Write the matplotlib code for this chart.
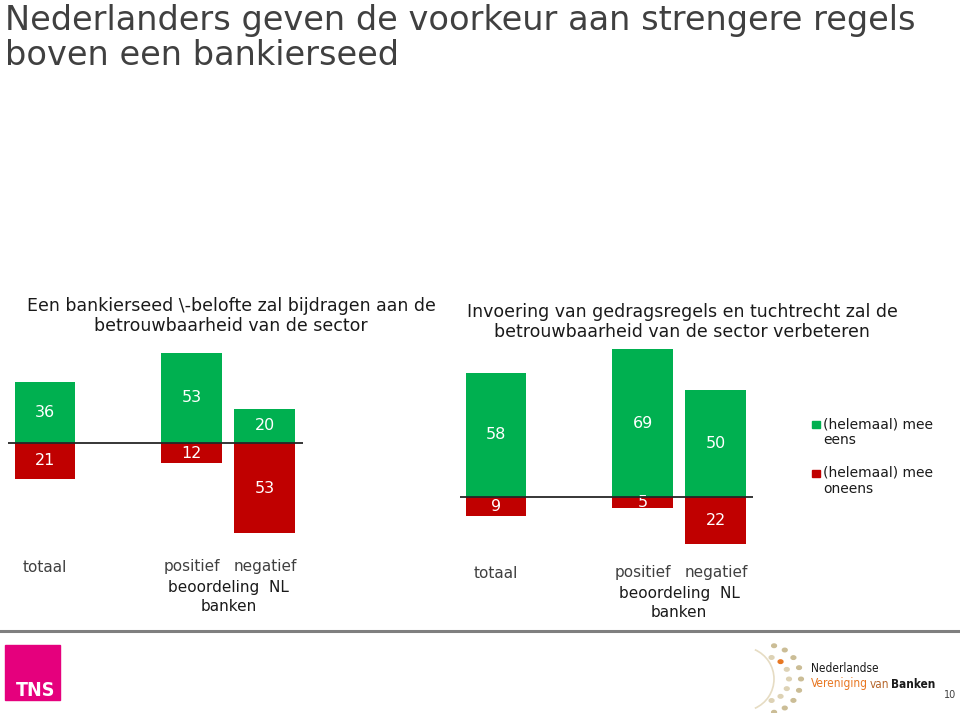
import numpy as np
import matplotlib.pyplot as plt
from matplotlib.patches import Rectangle, Circle, Arc
from matplotlib.lines import Line2D
import matplotlib.transforms as mtransforms

plt.rcParams['font.family'] = ['DejaVu Sans']

W, H = 960, 713

# data
cats = ['totaal', 'positief', 'negatief']
eed_eens = [36, 53, 20]
eed_oneens = [21, 12, 53]
regels_eens = [58, 69, 50]
regels_oneens = [9, 5, 22]

groen = '#00B050'
rood = '#C00000'
tekst = '#404040'

fig = plt.figure(figsize=(W / 100, H / 100), dpi=100)


def fx(x):
    return x / W


def fy(y):
    return 1 - y / H


def make_axes(left, right, top, bottom, base, scale, x0):
    # pixel box -> axes; base = pixel y of zero line, scale = px per unit
    ax = fig.add_axes([fx(left), fy(bottom), (right - left) / W, (bottom - top) / H])
    ax.set_ylim(-(bottom - base) / scale, (base - top) / scale)
    unit = 73.3
    ax.set_xlim((left - x0) / unit, (right - x0) / unit)
    ax.axis('off')
    return ax


pos = np.array([0, 2, 3])

ax1 = make_axes(8, 303, 340, 548, 443, 1.7, 45)
ax2 = make_axes(460, 753, 340, 552, 497, 2.14, 496)

for ax, eens, oneens, lab_y in [(ax1, eed_eens, eed_oneens, 567),
                                 (ax2, regels_eens, regels_oneens, 573)]:
    b1 = ax.bar(pos, eens, width=0.83, color=groen)
    b2 = ax.bar(pos, -np.array(oneens), width=0.83, color=rood)
    ax.bar_label(b1, labels=[str(v) for v in eens], label_type='center',
                 color='white', fontsize=11.5)
    ax.bar_label(b2, labels=[str(v) for v in oneens], label_type='center',
                 color='white', fontsize=11.5)
    ax.axhline(0, color='#262626', lw=1.3, zorder=5)
    tr = mtransforms.blended_transform_factory(ax.transData, fig.transFigure)
    for p, c in zip(pos, cats):
        ax.text(p, fy(lab_y), c, transform=tr, ha='center', va='center',
                fontsize=11, color=tekst)
    ax.text(pos[1:].mean(), fy(lab_y + 13), 'beoordeling  NL\nbanken',
            transform=tr, ha='center', va='top', fontsize=11, color='#1a1a1a',
            linespacing=1.3)

# titles
fig.text(fx(5), fy(4), 'Nederlanders geven de voorkeur aan strengere regels\nboven een bankierseed',
         ha='left', va='top', fontsize=24.2, color=tekst, linespacing=1.08)
fig.text(fx(231), fy(316), 'Een bankierseed \\-belofte zal bijdragen aan de\nbetrouwbaarheid van de sector',
         ha='center', va='center', fontsize=12.5, color='#1a1a1a', linespacing=1.1)
fig.text(fx(682), fy(322), 'Invoering van gedragsregels en tuchtrecht zal de\nbetrouwbaarheid van de sector verbeteren',
         ha='center', va='center', fontsize=12.5, color='#1a1a1a', linespacing=1.1)

# legend
for y, c, lab in [(424, groen, '(helemaal) mee\neens'), (473, rood, '(helemaal) mee\noneens')]:
    fig.patches.append(Rectangle((fx(812), fy(y + 4)), 7.5 / W, 7.5 / H, color=c,
                                 transform=fig.transFigure))
    fig.text(fx(823), fy(y - 7), lab, ha='left', va='top', fontsize=10,
             color='#1a1a1a', linespacing=1.2)

# footer
fig.lines.append(Line2D([0, 1], [fy(631), fy(631)], color='#7f7f7f', lw=2.2,
                        transform=fig.transFigure))
fig.patches.append(Rectangle((fx(5), fy(700)), 55 / W, 55 / H, color='#E5007D',
                             transform=fig.transFigure))
fig.text(fx(16), fy(690), 'TNS', ha='left', va='center', fontsize=14,
         fontweight='bold', fontstretch='condensed', color='white')

# NVB logo: arc of dots
fig.patches.append(Arc((fx(742), fy(679)), 2 * 32 / W, 2 * 32 / H, theta1=-72, theta2=72,
                       color='#e6dcc3', lw=1.2, transform=fig.transFigure))
for r, n, col in [(22, 7, '#ddd2b5'), (34, 9, '#cbbd96')]:
    ang = np.linspace(-78, 78, n)
    for i, a in enumerate(ang):
        x = 767 + r * np.cos(np.radians(a))
        y = 679 - r * np.sin(np.radians(a))
        cc = '#E87722' if (r == 22 and i == 5) else col
        fig.patches.append(Circle((fx(x), fy(y)), 2.4 / W, color=cc,
                                  transform=fig.transFigure))

fig.text(fx(811), fy(668), 'Nederlandse', ha='left', va='center', fontsize=8.5,
         fontstretch='condensed', color='#1a1a1a')
renderer = fig.canvas.get_renderer()
x = 811
for word, col, wt in [('Vereniging', '#E87722', 'normal'), ('van', '#B5652A', 'normal'),
                      ('Banken', '#1a1a1a', 'bold')]:
    t = fig.text(fx(x), fy(684), word, ha='left', va='center', fontsize=8.5,
                 fontstretch='condensed', fontweight=wt, color=col)
    x += t.get_window_extent(renderer).width + 2
fig.text(fx(950), fy(695), '10', ha='center', va='center', fontsize=7, color=tekst)

fig.savefig('out.png', dpi=100)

---+---

— WHAT THE TASK REQUIRES —
Up to and including the line with "regels_oneens = [9, 5, 22]", copy the data above from its first line. Skip pictures.

— THE REPLY —
Write the matplotlib code for this chart.
import numpy as np
import matplotlib.pyplot as plt
from matplotlib.patches import Rectangle, Circle, Arc
from matplotlib.lines import Line2D
import matplotlib.transforms as mtransforms

plt.rcParams['font.family'] = ['DejaVu Sans']

W, H = 960, 713

# data
cats = ['totaal', 'positief', 'negatief']
eed_eens = [36, 53, 20]
eed_oneens = [21, 12, 53]
regels_eens = [58, 69, 50]
regels_oneens = [9, 5, 22]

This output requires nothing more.